Driverless cars are coming and we should be glad?

The WSJ says the glorious world of driverless cars beckons shinily and Luddite holdouts will be assimilated.

Make no mistake: What’s in play is the emergence of a caste-based traffic system, one of robot-haves and have-nots, of steely-eyed electronic wheelmen vs. Uncle Ed with the bad knee. The dead-enders won’t give up easily. They’ll cling to their steering wheels. There will be friction. But it will all be over pretty quickly.

Google has driverless cars and their driverless taxis will be in Las Vegas soon. It won’t be long until convoys of driverless trucks are zooming down the freeways. Just hop in your driverless car in Los Angeles, enter San Francisco as your destination, then play with your cell phone as the car drives itself!

Well, maybe. The Conejo Pass north of LA on I-5 can be a bit dicey in bad weather. Can a driverless car negotiate getting on a crowded freeway in bad weather when people are grumpy and don’t want to let cars merge in? What happens if the GPS signal is blocked momentarily or an earthquake hits and the driverless car software presumably has no clue what to do?

Besides, there’s another a wee little problem, four million truckers may soon be unemployed and probably feeling a bit cranky about it. Millions more in the trucking support business will probably be out of work too. But heck, they’re just unfortunate collateral damage in the happy new world of Big Brother Will Drive Your Car for you. I mean, what could possible go wrong with that?


  1. Convoys of driverless trucks… that presumes the price of fuel remains heavily subsidized and artificially cheap compared to prices throughout the rest of the world. If oil was subject the the free market in this country, those convoys of trucks would be a thing of the past, and there’d be a lot more local and regional manufacturing.

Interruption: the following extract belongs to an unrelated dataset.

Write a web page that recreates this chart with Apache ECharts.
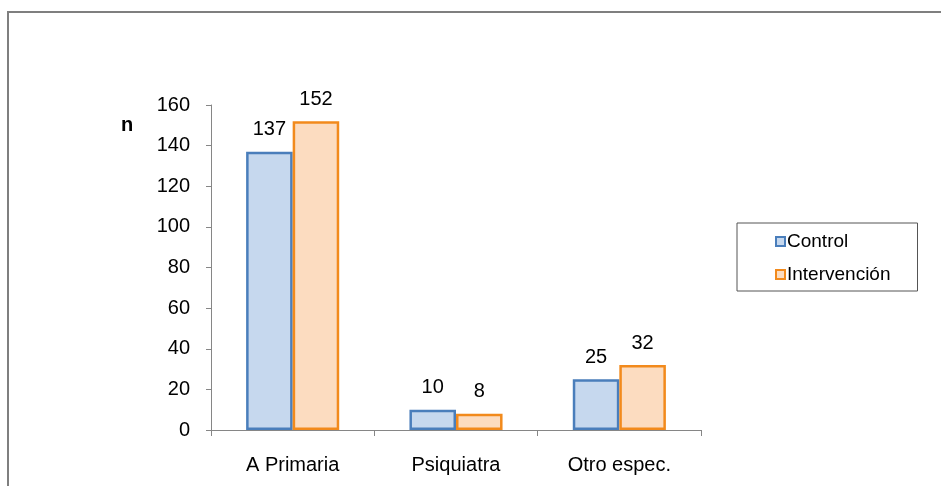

    I’d write more, but my JohnnyCab is here.

  2. Much higher gas prices would definitely bring many changes to southern Utah where you are. There would certainly be more local industry but the long distances people there drive on blissfully empty roads might become a thing of the past.

  3. Indeed. The roads would surely be empty, but two and three trips a day to town would be impossible, would probably become more like once a week. Gosh, we might have to plan ahead!